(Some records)

'''

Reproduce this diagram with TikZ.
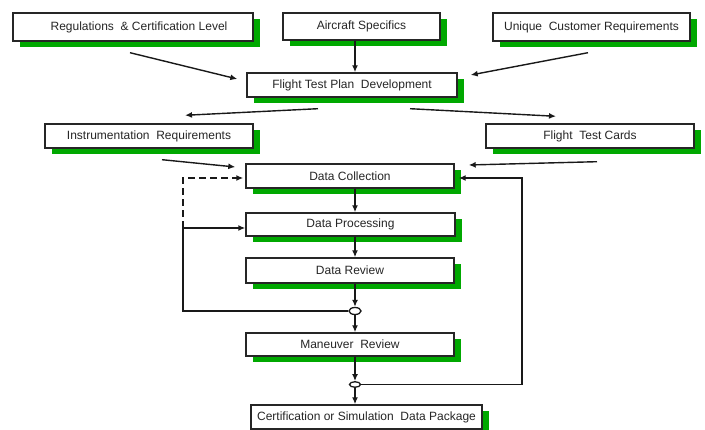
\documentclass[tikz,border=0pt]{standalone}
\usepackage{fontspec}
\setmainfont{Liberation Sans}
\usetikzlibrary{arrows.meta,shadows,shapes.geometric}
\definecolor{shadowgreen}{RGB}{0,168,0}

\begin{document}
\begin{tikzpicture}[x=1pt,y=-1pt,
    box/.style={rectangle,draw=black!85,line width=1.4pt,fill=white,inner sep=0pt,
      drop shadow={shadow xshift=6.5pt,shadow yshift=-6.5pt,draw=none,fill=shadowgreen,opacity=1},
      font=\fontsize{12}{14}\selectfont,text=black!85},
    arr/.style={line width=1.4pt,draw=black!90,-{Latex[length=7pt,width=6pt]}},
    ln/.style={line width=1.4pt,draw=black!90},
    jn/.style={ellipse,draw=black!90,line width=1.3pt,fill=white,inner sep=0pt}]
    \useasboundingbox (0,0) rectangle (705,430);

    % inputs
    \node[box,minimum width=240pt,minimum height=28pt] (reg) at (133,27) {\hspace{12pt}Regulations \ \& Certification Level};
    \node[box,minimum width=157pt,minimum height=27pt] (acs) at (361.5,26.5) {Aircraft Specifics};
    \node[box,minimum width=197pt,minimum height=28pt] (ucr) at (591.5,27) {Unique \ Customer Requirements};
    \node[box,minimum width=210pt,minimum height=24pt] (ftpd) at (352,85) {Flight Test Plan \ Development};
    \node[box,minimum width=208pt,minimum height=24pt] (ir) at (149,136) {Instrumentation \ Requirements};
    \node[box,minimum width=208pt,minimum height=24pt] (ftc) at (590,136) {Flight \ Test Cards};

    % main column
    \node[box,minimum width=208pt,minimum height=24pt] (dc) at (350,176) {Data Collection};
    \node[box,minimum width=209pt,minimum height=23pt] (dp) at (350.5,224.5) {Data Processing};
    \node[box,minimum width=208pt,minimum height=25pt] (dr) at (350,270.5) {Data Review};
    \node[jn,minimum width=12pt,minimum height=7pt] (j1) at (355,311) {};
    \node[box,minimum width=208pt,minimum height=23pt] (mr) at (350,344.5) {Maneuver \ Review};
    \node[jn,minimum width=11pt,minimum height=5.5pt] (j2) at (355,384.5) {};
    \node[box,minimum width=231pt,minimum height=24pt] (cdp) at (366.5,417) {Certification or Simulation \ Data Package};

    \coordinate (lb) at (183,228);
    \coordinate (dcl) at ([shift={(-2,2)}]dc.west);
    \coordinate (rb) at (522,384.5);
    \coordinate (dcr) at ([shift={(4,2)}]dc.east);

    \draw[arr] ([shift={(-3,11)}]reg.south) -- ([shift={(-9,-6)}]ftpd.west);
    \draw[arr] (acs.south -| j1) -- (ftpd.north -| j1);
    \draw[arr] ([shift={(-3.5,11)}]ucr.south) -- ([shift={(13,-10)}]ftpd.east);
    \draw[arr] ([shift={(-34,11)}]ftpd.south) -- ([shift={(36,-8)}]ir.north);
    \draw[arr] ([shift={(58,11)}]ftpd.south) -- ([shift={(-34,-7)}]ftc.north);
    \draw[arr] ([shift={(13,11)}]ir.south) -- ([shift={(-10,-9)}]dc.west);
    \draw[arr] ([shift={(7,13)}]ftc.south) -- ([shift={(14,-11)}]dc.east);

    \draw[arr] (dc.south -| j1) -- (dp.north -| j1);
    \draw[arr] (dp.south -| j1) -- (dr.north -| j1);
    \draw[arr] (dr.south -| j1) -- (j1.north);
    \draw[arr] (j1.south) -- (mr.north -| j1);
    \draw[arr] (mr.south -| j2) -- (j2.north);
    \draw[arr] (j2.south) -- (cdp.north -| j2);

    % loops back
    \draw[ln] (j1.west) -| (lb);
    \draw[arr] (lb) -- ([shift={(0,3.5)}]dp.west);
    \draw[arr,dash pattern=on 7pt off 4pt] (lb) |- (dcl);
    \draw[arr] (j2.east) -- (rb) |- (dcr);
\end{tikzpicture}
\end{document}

'''
'''

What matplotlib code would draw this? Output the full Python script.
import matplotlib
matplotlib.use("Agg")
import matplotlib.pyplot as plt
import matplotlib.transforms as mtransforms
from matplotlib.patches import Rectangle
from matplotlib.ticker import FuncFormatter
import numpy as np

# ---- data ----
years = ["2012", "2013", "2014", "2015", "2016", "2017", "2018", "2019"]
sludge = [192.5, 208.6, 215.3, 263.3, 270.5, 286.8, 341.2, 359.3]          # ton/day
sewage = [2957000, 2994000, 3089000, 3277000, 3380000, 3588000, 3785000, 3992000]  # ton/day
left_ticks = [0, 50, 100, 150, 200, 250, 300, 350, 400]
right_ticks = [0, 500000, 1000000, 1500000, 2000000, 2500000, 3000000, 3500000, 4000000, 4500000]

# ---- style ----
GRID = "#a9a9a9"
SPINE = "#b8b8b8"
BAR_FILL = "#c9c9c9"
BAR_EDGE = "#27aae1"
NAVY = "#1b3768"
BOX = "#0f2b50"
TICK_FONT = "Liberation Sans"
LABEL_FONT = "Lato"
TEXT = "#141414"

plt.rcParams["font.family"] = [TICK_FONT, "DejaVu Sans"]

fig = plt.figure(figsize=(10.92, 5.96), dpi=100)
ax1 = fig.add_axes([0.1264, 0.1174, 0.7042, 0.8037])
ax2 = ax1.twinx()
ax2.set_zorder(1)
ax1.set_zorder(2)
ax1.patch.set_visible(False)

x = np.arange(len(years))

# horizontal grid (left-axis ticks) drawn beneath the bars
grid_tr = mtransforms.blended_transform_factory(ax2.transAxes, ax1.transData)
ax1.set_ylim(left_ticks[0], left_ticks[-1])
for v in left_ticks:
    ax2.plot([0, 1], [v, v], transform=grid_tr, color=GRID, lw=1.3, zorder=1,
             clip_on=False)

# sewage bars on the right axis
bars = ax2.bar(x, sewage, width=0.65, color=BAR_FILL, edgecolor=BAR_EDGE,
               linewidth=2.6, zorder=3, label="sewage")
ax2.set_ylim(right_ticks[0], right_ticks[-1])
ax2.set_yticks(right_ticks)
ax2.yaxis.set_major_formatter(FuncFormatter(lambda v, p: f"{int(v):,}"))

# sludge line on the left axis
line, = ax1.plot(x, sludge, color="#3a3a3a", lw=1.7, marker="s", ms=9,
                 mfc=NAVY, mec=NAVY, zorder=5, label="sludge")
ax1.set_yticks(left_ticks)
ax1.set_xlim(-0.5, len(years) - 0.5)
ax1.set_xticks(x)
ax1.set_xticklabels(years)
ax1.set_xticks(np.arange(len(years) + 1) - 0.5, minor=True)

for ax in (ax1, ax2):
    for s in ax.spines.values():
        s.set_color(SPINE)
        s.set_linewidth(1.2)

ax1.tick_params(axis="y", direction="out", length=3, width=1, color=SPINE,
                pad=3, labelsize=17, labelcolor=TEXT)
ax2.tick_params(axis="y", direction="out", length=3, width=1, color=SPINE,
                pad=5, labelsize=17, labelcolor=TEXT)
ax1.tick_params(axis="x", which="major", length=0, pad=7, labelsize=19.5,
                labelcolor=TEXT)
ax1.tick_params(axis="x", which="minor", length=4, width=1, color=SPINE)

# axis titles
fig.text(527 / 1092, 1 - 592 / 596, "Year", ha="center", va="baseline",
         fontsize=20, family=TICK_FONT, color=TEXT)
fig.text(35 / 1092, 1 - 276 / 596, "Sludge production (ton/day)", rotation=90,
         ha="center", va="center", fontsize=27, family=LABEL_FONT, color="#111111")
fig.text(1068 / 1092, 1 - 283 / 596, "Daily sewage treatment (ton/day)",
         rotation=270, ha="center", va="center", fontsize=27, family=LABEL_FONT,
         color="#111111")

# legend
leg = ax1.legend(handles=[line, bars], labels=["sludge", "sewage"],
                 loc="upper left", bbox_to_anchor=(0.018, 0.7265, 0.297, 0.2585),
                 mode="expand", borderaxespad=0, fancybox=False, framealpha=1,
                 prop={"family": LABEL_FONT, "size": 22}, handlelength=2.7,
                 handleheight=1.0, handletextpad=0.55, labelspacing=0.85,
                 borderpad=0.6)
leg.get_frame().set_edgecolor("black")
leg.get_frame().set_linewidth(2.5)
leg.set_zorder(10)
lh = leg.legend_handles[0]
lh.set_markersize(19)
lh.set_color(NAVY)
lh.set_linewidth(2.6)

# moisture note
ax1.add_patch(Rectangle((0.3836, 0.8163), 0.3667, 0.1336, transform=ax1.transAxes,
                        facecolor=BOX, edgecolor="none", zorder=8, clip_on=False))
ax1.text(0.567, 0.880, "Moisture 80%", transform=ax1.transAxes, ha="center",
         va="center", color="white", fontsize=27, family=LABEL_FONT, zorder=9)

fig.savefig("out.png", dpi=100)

'''
'''

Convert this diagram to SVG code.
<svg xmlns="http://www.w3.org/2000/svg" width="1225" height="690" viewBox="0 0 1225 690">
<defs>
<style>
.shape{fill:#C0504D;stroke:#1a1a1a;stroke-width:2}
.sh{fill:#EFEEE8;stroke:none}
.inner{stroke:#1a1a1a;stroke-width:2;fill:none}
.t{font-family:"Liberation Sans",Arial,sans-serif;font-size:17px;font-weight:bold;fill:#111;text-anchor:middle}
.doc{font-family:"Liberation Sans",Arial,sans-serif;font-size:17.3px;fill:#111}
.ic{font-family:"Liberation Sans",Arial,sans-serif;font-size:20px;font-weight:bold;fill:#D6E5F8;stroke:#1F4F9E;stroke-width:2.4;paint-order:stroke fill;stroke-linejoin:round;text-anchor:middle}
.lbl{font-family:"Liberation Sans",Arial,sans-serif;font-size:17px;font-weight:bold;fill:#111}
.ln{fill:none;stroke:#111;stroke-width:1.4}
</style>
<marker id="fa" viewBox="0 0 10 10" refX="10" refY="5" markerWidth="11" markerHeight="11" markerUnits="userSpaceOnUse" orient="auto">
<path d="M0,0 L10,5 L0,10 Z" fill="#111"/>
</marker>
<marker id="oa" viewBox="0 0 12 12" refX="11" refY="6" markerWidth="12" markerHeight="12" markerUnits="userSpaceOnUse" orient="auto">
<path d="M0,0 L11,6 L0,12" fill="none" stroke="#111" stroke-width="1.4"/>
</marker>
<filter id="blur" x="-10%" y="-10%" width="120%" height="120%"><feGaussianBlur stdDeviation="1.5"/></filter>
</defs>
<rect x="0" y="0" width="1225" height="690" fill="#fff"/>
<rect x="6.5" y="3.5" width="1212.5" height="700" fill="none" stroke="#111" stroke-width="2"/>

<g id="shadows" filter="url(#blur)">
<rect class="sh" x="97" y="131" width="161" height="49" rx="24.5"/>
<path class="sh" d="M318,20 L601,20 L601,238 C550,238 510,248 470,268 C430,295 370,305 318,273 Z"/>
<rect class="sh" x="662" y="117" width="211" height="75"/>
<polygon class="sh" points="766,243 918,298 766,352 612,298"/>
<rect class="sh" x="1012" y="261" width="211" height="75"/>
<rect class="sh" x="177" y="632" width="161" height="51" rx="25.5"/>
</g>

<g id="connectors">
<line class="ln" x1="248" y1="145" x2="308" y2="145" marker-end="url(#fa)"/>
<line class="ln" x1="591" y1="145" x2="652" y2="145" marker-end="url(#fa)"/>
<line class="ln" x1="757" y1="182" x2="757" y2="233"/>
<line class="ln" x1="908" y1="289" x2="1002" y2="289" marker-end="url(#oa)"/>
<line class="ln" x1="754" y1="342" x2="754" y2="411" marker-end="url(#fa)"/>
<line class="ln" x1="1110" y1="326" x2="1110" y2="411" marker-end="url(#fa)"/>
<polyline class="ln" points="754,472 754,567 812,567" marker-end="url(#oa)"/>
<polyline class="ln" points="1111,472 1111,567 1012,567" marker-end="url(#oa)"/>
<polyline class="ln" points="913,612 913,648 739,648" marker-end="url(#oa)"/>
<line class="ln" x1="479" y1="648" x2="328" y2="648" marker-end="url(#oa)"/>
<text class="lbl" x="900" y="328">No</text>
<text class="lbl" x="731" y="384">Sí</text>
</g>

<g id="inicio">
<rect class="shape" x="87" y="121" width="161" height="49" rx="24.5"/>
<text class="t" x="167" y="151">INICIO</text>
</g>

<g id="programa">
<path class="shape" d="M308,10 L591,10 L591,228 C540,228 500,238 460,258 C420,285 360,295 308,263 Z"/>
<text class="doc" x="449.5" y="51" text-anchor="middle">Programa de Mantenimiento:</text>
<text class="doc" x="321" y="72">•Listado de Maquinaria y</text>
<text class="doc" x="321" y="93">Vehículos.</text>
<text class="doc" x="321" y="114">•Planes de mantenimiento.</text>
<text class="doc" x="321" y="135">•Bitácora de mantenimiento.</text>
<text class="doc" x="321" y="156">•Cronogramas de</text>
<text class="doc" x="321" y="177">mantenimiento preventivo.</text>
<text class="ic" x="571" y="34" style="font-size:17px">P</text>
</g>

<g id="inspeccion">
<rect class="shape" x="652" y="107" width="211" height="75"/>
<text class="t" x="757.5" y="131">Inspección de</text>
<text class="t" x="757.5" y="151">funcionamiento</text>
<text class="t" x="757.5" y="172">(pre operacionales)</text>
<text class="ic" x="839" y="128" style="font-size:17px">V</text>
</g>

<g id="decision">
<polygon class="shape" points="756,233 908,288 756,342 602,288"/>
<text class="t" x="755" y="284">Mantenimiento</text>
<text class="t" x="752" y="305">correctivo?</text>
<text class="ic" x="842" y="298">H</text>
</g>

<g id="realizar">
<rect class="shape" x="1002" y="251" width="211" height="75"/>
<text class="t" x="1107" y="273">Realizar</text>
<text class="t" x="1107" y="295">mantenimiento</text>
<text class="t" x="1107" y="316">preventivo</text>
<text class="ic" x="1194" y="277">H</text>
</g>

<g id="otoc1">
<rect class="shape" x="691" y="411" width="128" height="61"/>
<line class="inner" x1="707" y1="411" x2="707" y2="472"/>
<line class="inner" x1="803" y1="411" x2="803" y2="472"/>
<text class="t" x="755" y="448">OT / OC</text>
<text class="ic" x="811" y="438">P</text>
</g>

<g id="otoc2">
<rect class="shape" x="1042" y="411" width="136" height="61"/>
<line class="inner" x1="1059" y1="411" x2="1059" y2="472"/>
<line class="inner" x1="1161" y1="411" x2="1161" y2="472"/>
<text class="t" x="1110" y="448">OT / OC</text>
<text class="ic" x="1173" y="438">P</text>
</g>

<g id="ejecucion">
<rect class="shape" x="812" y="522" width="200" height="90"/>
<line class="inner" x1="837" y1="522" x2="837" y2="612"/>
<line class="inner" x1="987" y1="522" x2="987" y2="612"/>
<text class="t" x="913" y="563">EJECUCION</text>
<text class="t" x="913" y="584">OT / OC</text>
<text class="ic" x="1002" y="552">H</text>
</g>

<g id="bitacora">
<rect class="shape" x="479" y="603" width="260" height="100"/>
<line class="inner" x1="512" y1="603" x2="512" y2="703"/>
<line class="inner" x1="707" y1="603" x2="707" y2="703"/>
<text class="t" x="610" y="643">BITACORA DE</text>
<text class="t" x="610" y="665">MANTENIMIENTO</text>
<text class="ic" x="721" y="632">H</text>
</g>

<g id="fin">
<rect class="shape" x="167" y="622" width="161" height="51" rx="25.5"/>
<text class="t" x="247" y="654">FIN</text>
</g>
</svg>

'''

TASK BRIEF:
Transcribe exactly the lines between the one containing "Reproduce this diagram with TikZ." and the one containing "(0,0) rectangle (705,430);", counting both ends. Pictures are not copied.

COMPLETE RESPONSE:
Reproduce this diagram with TikZ.
\documentclass[tikz,border=0pt]{standalone}
\usepackage{fontspec}
\setmainfont{Liberation Sans}
\usetikzlibrary{arrows.meta,shadows,shapes.geometric}
\definecolor{shadowgreen}{RGB}{0,168,0}

\begin{document}
\begin{tikzpicture}[x=1pt,y=-1pt,
    box/.style={rectangle,draw=black!85,line width=1.4pt,fill=white,inner sep=0pt,
      drop shadow={shadow xshift=6.5pt,shadow yshift=-6.5pt,draw=none,fill=shadowgreen,opacity=1},
      font=\fontsize{12}{14}\selectfont,text=black!85},
    arr/.style={line width=1.4pt,draw=black!90,-{Latex[length=7pt,width=6pt]}},
    ln/.style={line width=1.4pt,draw=black!90},
    jn/.style={ellipse,draw=black!90,line width=1.3pt,fill=white,inner sep=0pt}]
    \useasboundingbox (0,0) rectangle (705,430);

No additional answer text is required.